How many lines of the data include the string "with"? State the number and nothing else.
-- Begin --
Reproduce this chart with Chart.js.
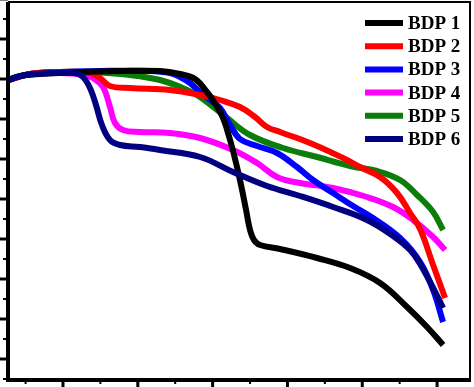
<!DOCTYPE html>
<html>
<head>
<meta charset="utf-8">
<script src="https://cdn.jsdelivr.net/npm/chart.js@4/dist/chart.umd.min.js"></script>
<style>
  html, body { margin: 0; padding: 0; background: #fff; }
  #wrap { width: 474px; height: 387px; }
</style>
</head>
<body>
<div id="wrap"><canvas id="c" width="474" height="387"></canvas></div>
<script>
// Series labels and colours
const labels = ["BDP 1", "BDP 2", "BDP 3", "BDP 4", "BDP 5", "BDP 6"];
const colors = ["#000000", "#ff0000", "#0000ff", "#ff00ff", "#0a7d0a", "#000080"];

// Temperature (x) and weight % (y) per series
const bdp1X = [26.5, 42.5, 69.3, 122.7, 176.2, 229.7, 256.4, 276.5, 292.5, 304.5, 313.9, 323.3, 331.3, 338, 344.7, 350, 355.3, 363.4, 390.1, 439.6, 483.7, 523.8, 559.9, 586.6, 608];
const bdp1Y = [99.75, 100.75, 101.25, 101.75, 102, 102, 101.25, 100, 96.75, 93.5, 90.25, 84.75, 79, 73.5, 67.25, 62.25, 59.75, 58.5, 57.5, 55.25, 52.75, 49, 43, 38, 33.5];

const bdp2X = [26.5, 55.9, 96, 136.1, 149.5, 162.8, 189.6, 243, 283.2, 309.9, 336.6, 356.7, 372.7, 390.1, 430.2, 474.3, 497, 523.8, 546.5, 563.9, 577.3, 594.7, 610.7];
const bdp2Y = [99.75, 101.25, 101.75, 101.5, 100.25, 98.25, 97.75, 97.25, 96, 94.75, 93, 90.5, 88, 86.75, 84, 80.25, 78, 75.5, 71.5, 66.5, 62.5, 53.5, 45.25];

const bdp3X = [26.5, 55.9, 96, 149.5, 216.3, 243, 256.4, 269.8, 283.2, 296.5, 309.9, 323.3, 336.6, 359.4, 386.1, 412.8, 434.2, 460.9, 487.7, 514.4, 550.5, 577.3, 594.7, 608];
const bdp3Y = [99.75, 101.25, 101.75, 102, 102, 101.5, 100.5, 99, 96.75, 94.75, 92.75, 88.5, 85, 83.25, 81.5, 78, 74.75, 71.5, 68.25, 65.25, 60.25, 54.25, 47.25, 39.25];

const bdp4X = [26.5, 55.9, 96, 129.4, 140.1, 153.5, 162.8, 169.5, 180.2, 202.9, 243, 283.2, 327.3, 359.4, 386.1, 416.8, 460.9, 506.4, 541.2, 567.9, 594.7, 610.7];
const bdp4Y = [99.75, 101.25, 101.5, 101, 100.25, 98, 93, 89, 87.25, 86.75, 86.5, 85.25, 82.25, 79, 75.5, 74, 72.75, 70.5, 68, 64.75, 60.5, 57.25];

const bdp5X = [26.5, 55.9, 96, 136.1, 189.6, 229.7, 263.1, 283.2, 319.3, 350, 394.1, 439.6, 483.7, 519.8, 550.5, 573.3, 594.7, 608];
const bdp5Y = [99.75, 101.25, 101.75, 101.75, 101, 99.75, 97.5, 95.5, 90.25, 86, 82.75, 80.5, 78.25, 77, 74.75, 71, 66.75, 62.25];

const bdp6X = [26.5, 49.2, 82.6, 116, 126.7, 136.1, 144.1, 152.1, 162.8, 176.2, 202.9, 229.7, 283.2, 327.3, 372.7, 416.8, 460.9, 506.4, 541.2, 563.9, 577.3, 594.7, 608];
const bdp6Y = [99.75, 101, 101.5, 101.5, 100.5, 97.75, 93.5, 88.5, 84.75, 83.5, 83, 82.25, 80.5, 76.75, 73.25, 70.75, 68, 64.75, 60.75, 57.25, 53.75, 47.75, 42.75];

// Axis ranges and tick values
const xMin = 26.5, xMax = 644;
const yMin = 24.75, yMax = 119.25;
const xMajorTicks = [100, 200, 300, 400, 500, 600];
const xMinorTicks = [50, 150, 250, 350, 450, 550];
const yMajorTicks = [30, 40, 50, 60, 70, 80, 90, 100, 110, 120];
const yMinorTicks = [25, 35, 45, 55, 65, 75, 85, 95, 105, 115];

const seriesX = [bdp1X, bdp2X, bdp3X, bdp4X, bdp5X, bdp6X];
const seriesY = [bdp1Y, bdp2Y, bdp3Y, bdp4Y, bdp5Y, bdp6Y];
const drawOrder = [1, 2, 3, 4, 5, 0];

const datasets = labels.map((lab, i) => ({
  label: lab,
  data: seriesX[i].map((x, k) => ({ x: x, y: seriesY[i][k] })),
  borderColor: colors[i],
  backgroundColor: colors[i],
  borderWidth: 6,
  pointRadius: 0,
  fill: false,
  tension: 0.4,
  order: drawOrder[i],
  borderCapStyle: 'butt'
}));

const framePlugin = {
  id: 'frame',
  afterDraw(chart) {
    const ctx = chart.ctx;
    const a = chart.chartArea;
    const xs = chart.scales.x, ys = chart.scales.y;
    ctx.save();
    ctx.strokeStyle = '#000';
    ctx.lineWidth = 2;
    ctx.beginPath();
    ctx.moveTo(a.left, a.top);
    ctx.lineTo(a.right, a.top);
    ctx.lineTo(a.right, a.bottom);
    ctx.stroke();
    ctx.lineWidth = 4;
    ctx.beginPath();
    ctx.moveTo(a.left, a.top);
    ctx.lineTo(a.left, a.bottom);
    ctx.lineTo(a.right + 1, a.bottom);
    ctx.stroke();
    ctx.lineWidth = 3;
    yMajorTicks.forEach(v => {
      const p = ys.getPixelForValue(v);
      ctx.beginPath(); ctx.moveTo(0, p); ctx.lineTo(a.left, p); ctx.stroke();
    });
    ctx.lineWidth = 2;
    yMinorTicks.forEach(v => {
      const p = ys.getPixelForValue(v);
      ctx.beginPath(); ctx.moveTo(a.left - 5, p); ctx.lineTo(a.left, p); ctx.stroke();
    });
    ctx.lineWidth = 3;
    xMajorTicks.forEach(v => {
      const p = xs.getPixelForValue(v);
      ctx.beginPath(); ctx.moveTo(p, a.bottom); ctx.lineTo(p, a.bottom + 8); ctx.stroke();
    });
    ctx.lineWidth = 2;
    xMinorTicks.forEach(v => {
      const p = xs.getPixelForValue(v);
      ctx.beginPath(); ctx.moveTo(p, a.bottom); ctx.lineTo(p, a.bottom + 4); ctx.stroke();
    });
    ctx.font = 'bold 19px "Liberation Serif", "Times New Roman", serif';
    ctx.textBaseline = 'middle';
    ctx.textAlign = 'left';
    chart.data.datasets.forEach((ds, i) => {
      const cy = a.top + 21 + i * 23.2;
      ctx.strokeStyle = ds.borderColor;
      ctx.lineWidth = 6;
      ctx.beginPath(); ctx.moveTo(a.left + 357, cy); ctx.lineTo(a.left + 395, cy); ctx.stroke();
      ctx.fillStyle = '#000';
      ctx.fillText(ds.label, a.left + 400, cy + 1);
    });
    ctx.restore();
  }
};

new Chart(document.getElementById('c'), {
  type: 'line',
  data: { datasets: datasets },
  options: {
    responsive: false,
    animation: false,
    layout: { padding: { left: 8, right: 4, top: 2, bottom: 7 } },
    plugins: { legend: { display: false }, tooltip: { enabled: false } },
    scales: {
      x: { type: 'linear', min: xMin, max: xMax, display: false },
      y: { type: 'linear', min: yMin, max: yMax, display: false }
    }
  },
  plugins: [framePlugin]
});
</script>
</body>
</html>
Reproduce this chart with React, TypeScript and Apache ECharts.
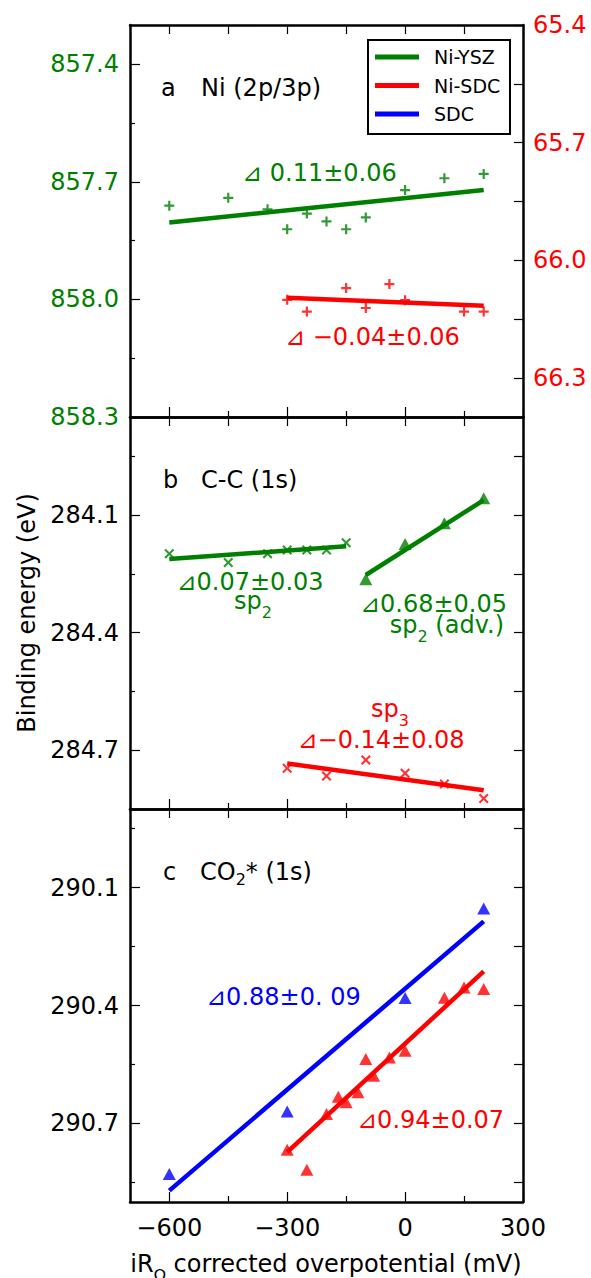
-- End --
IN RESPONSE – 2